Initially, the developer Harhay Construction didn’t intend to incorporate the Burgess Building into its plans for a seven-storey, 118-unit condominium on the site that also will house the Red Door Family Shelter at 875 Queen St. E.
“Because the community spoke up this historical aspect of the neighbourhood is being preserved,” said Leslieville resident Shiralee Hudson Hill, who along with her husband Matthew Hill, spearheaded the effort.
“It’s a good news story. It’s a pretty amazing feat.”
In early July, the couple – who live just down the street from the building – crafted and distributed a two-page handout for those attending a public meeting about the imminent loss of one of Leslieville’s oldest commercial buildings.
They also joined the Leslieville Historical Society (LHS), which made the effort to save 887 Queen from demolition – its first major preservation challenge.
“When I entered into this back in July I thought it was a lost cause,” Hudson Hill admitted during a recent interview.
“It’s just a wonderful kind of story and it’s unexpected in some ways.

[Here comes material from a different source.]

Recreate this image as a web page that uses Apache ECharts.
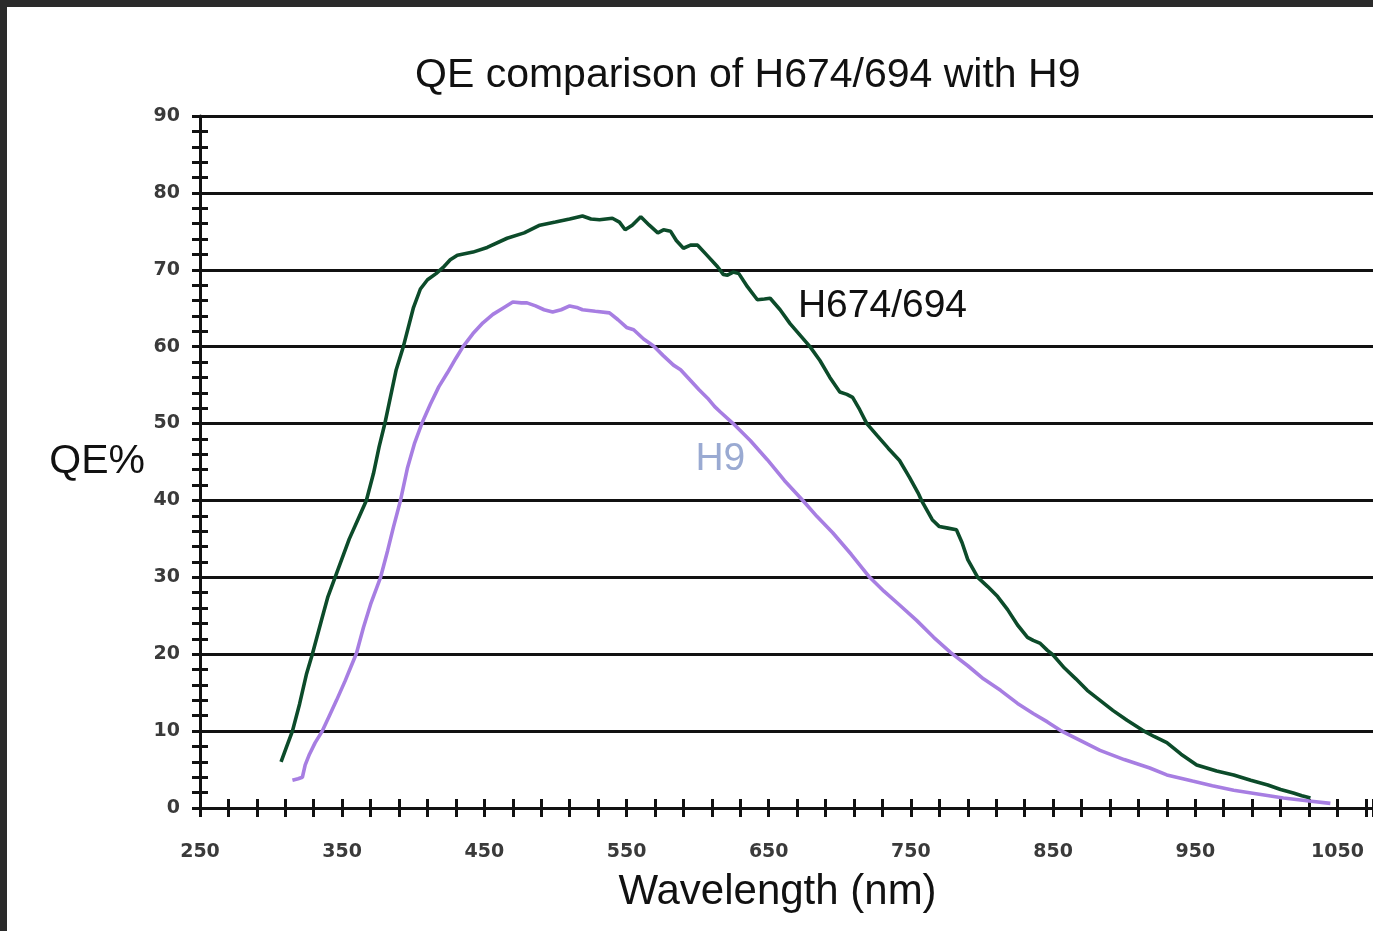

This is really one of those stories about people making a difference.”
In October, a meeting took place with Toronto-Danforth Councillor Paula Fletcher, developer Chris Harhay, and members of the community.
At that time, the developer offered three options: keep the façade as is and construct around it; dismantle the façade brick by brick, categorize and restore it, and re-install the north and east walls; or recreate the façade from new materials.
“We had long discussions and we ended up supporting that option. We were realists from the outset,” Hudson Hill said, adding the LHS understood saving the entire building was an extremely expensive and ambitious goal.
The Leslieville Historical Society decided to support the second proposal.
Chris Harhay, the president of Harhay Construction Management Ltd., said he heard about the importance of preserving the façade of 887 Queen and was receptive to making it happen.
“I think it’s just a really excellent opportunity to create a wonderful mixed-use development,” he said, calling the effort a “great example of a collaboration between the community the city, the Red Door, and us as a developer. In the end it’s a much better building and I think it’s going to be a model for future development. I feel this is an opportunity for us to give back to the community. It’s a legacy.”
Harhay said the new plans resulted in a six-month delay but the result is something everyone is happy with.
All involved agreed the Burgess Building was worth saving in some way. It was deemed a historic property of note that warrants further study to determine if it merits heritage designation in the July 2014 Leslieville Urban Design Guidelines.
City planning staff also supported the project, which was approved at the January meeting of Toronto and East York Community Council. Toronto City Council gave the final green light Feb. 3.
Fletcher, who called the Burgess Building a “real east-end landmark,” said she was successful in her promise to do everything in power to she could to incorporate the building into the new development.
“I said I would make that happen and I did,” she said during a recent interview.
The Ward 30 representative went on to say that reworking the numbers to allow for some extra density and some commercial leeway was what made incorporating the building’s façade into the new development a reality.
“No one really likes to change their plans and there were significant changes from what was presented in August,” Fletcher said, adding the extra effort was worth it despite the inconvenience and the delays it incurred.
“It’s really important that in the first redevelopment there that the heritage piece be clearly recognized and it happened.”